Stop The Press: Business As Usual
As a rule, I’m not a big fan of politicians interfering in the property market, writes Tony Abel. Invariably their motivation is more to do with winning votes than solving actual pressing problems. These are initiatives driven by the need for headlines more than anything else.
So it was refreshing when the then Chancellor George Osborne introduced the Help To Buy scheme in 2013. This was designed to help buyers who were struggling to save the considerable amount needed for a deposit – people who were being hit by the double whammy of rising house prices and lenders demanding an increasing proportion of the purchase price as cash up front.
The initiative had two main parts: the first saw the Government guaranteeing a proportion of the mortgage (typically 15 per cent), allowing buyers to access mortgages with a deposit as low as five per cent.
The second – and much more important – part of the scheme was an Equity Loan, whereby the Government would lend buyers up to 20 per cent of the value of the home, again enabling those who had saved a five per cent deposit to buy a home. The government loan was free for the first five years.
This scheme did indeed generate headlines, and for the right reasons. It was a measured, sensible idea which has helped many thousands of responsible buyers onto the property ladder.
Unfortunately, Help To Buy again generated headlines last week – and for entirely the wrong reasons. The Mortgage Guarantee element of Help To Buy was always due to expire this year. Never ones to let the truth get in the way of a good story, much of the national media have seized on this as an opportunity to run sensational headlines in a rather pathetic attempt to concoct a narrative about a ‘big split’ between Theresa May and David Cameron.
So headlines such as ‘Theresa May’s Government reveals end of help-to-buy mortgages in new break with David Cameron’ (from the Telegraph last week) give the impression that Mrs May has abolished Help To Buy entirely.
That is simply not true. The Equity Loan part of Help To Buy – the bit that most buyers actually take advantage of – will run as originally planned until 2020. It remains a very successful and useful initiative.

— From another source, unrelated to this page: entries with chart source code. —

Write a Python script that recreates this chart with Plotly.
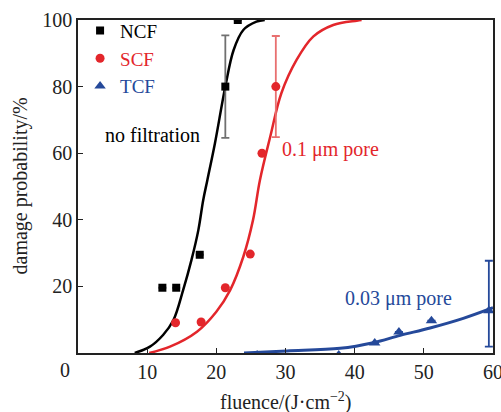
import plotly.graph_objects as go

# Measured damage probability (%) versus fluence (J/cm^2)
ncf_fluence = [12.2, 14.2, 17.6, 21.3, 23.1]
ncf_prob = [19.6, 19.6, 29.5, 80.0, 100.0]
ncf_err = [None, None, None, 15.4, None]

scf_fluence = [14.1, 17.8, 21.3, 24.9, 26.6, 28.6]
scf_prob = [9.1, 9.3, 19.6, 29.7, 60.0, 80.0]
scf_err = [None, None, None, None, None, 15.2]

tcf_fluence = [25.9, 37.7, 42.9, 46.4, 51.1, 59.4]
tcf_prob = [-0.6, -0.6, 3.0, 6.3, 9.7, 12.7]
tcf_err_plus = [None, None, None, None, None, 15.0]
tcf_err_minus = [None, None, None, None, None, 10.8]

# Fitted damage-probability curves
ncf_fit_x = [8.2, 10.4, 12.3, 13.8, 15.2, 16.4, 17.4, 18.1, 18.7, 19.8, 21.3, 22.5, 23.9, 25.8, 27.0]
ncf_fit_y = [0.0, 1.9, 5.4, 9.9, 18.9, 27.9, 36.9, 45.9, 51.9, 63.0, 80.0, 91.0, 97.0, 99.5, 100.0]

scf_fit_x = [10.3, 13.3, 17.2, 20.0, 22.0, 23.9, 25.3, 26.3, 27.8, 29.4, 31.6, 34.0, 36.9, 40.3, 41.0]
scf_fit_y = [0.0, 1.9, 6.4, 12.4, 18.9, 28.9, 39.9, 51.9, 65.0, 78.0, 88.0, 95.0, 98.5, 99.8, 100.0]

tcf_fit_x = [24.0, 30.2, 37.9, 42.7, 46.6, 50.9, 55.7, 60.0]
tcf_fit_y = [0.0, 0.6, 1.4, 3.1, 5.3, 7.5, 10.4, 13.6]

x_ticks = [10, 20, 30, 40, 50, 60]
y_ticks = [20, 40, 60, 80, 100]

BLACK = "#000000"
RED = "#e3262b"
BLUE = "#25499a"
INK = "#222222"
FONT = "'Liberation Serif', 'Times New Roman', Times, serif"

fig = go.Figure()

# fit curves
fig.add_trace(go.Scatter(x=ncf_fit_x, y=ncf_fit_y, mode="lines", line=dict(color=BLACK, width=2.5, shape="spline"),
                         showlegend=False, hoverinfo="skip"))
fig.add_trace(go.Scatter(x=scf_fit_x, y=scf_fit_y, mode="lines", line=dict(color=RED, width=2.5, shape="spline"),
                         showlegend=False, hoverinfo="skip"))
fig.add_trace(go.Scatter(x=tcf_fit_x, y=tcf_fit_y, mode="lines", line=dict(color=BLUE, width=3, shape="spline"),
                         showlegend=False, hoverinfo="skip"))

# measured points
fig.add_trace(go.Scatter(
    x=ncf_fluence, y=ncf_prob, mode="markers", name=f"<span style='color:{BLACK}'>NCF</span>",
    marker=dict(symbol="square", size=8, color=BLACK),
    error_y=dict(type="data", array=ncf_err, color="#707070", thickness=1.8, width=4)))
fig.add_trace(go.Scatter(
    x=scf_fluence, y=scf_prob, mode="markers", name=f"<span style='color:{RED}'>SCF</span>",
    marker=dict(symbol="circle", size=9, color=RED),
    error_y=dict(type="data", array=scf_err, color="#e87070", thickness=1.8, width=4)))
fig.add_trace(go.Scatter(
    x=tcf_fluence, y=tcf_prob, mode="markers", name=f"<span style='color:{BLUE}'>TCF</span>",
    marker=dict(symbol="triangle-up", size=10, color=BLUE),
    error_y=dict(type="data", symmetric=False, array=tcf_err_plus, arrayminus=tcf_err_minus,
                 color=BLUE, thickness=1.8, width=4)))

axis_common = dict(
    showline=True, linecolor=INK, linewidth=1.5, mirror=True,
    ticks="inside", ticklen=5, tickwidth=1.2, tickcolor=INK,
    showgrid=False, zeroline=False, automargin=False, ticklabeloverflow="allow",
    tickfont=dict(family=FONT, size=20, color=INK),
)

fig.update_xaxes(range=[0, 60], tickvals=x_ticks, ticktext=[str(v) for v in x_ticks], **axis_common)
fig.update_yaxes(range=[0, 100], tickvals=y_ticks, ticktext=[str(v) for v in y_ticks], **axis_common)

annotations = [
    # axis titles
    dict(text="fluence/(J·cm<sup>−2</sup>)", xref="paper", yref="paper", x=0.5, y=0,
         xanchor="center", yanchor="middle", yshift=-48, showarrow=False,
         font=dict(family=FONT, size=20, color=INK)),
    dict(text="damage probability/%", xref="paper", yref="paper", x=0, y=0.5, textangle=-90,
         xanchor="center", yanchor="middle", xshift=-58, showarrow=False,
         font=dict(family=FONT, size=20, color=INK)),
    # shared origin label
    dict(text="0", xref="paper", yref="paper", x=0, y=0, xanchor="center", yanchor="middle",
         xshift=-13, yshift=-17, showarrow=False, font=dict(family=FONT, size=20, color=INK)),
    # curve labels
    dict(text="no filtration", x=17.9, y=65.5, showarrow=False, xanchor="right",
         font=dict(family=FONT, size=20, color=BLACK)),
    dict(text="0.1 μm pore", x=29.2, y=61.0, showarrow=False, xanchor="left",
         font=dict(family=FONT, size=20, color=RED)),
    dict(text="0.03 μm pore", x=38.3, y=16.5, showarrow=False, xanchor="left",
         font=dict(family=FONT, size=20, color=BLUE)),
]

fig.update_layout(
    width=501, height=412,
    margin=dict(l=78, r=8, t=20, b=59, autoexpand=False),
    paper_bgcolor="white", plot_bgcolor="white",
    font=dict(family=FONT, size=20, color=INK),
    showlegend=True,
    legend=dict(x=0.005, y=1.025, xanchor="left", yanchor="top", bgcolor="rgba(0,0,0,0)",
                font=dict(family=FONT, size=19), tracegroupgap=0, itemwidth=30),
    annotations=annotations,
)

fig.write_html("out.html")
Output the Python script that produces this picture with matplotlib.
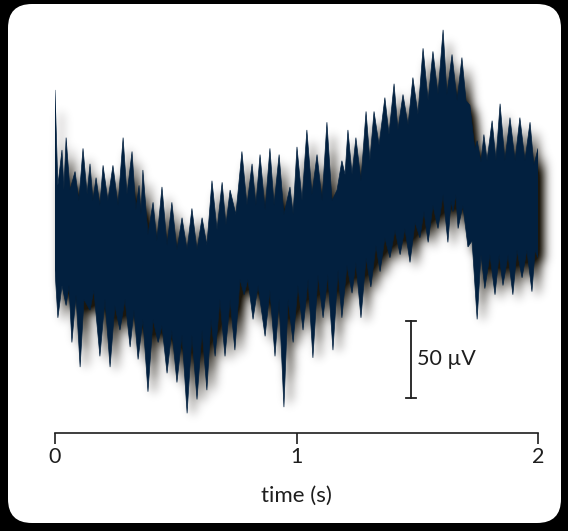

It’s good to see that our own EDP has resisted the temptation to mislead its readers. As ever, our national press has much to learn from the everyday integrity of its regional counterparts.
Of course, ‘Government Scheme Works Well; New PM Retains It’ doesn’t make for much of a juicy headline. But we should continue to shout about the availability of Help To Buy, so that first time buyers who are saving hard to purchase their first home know that it is still very much available.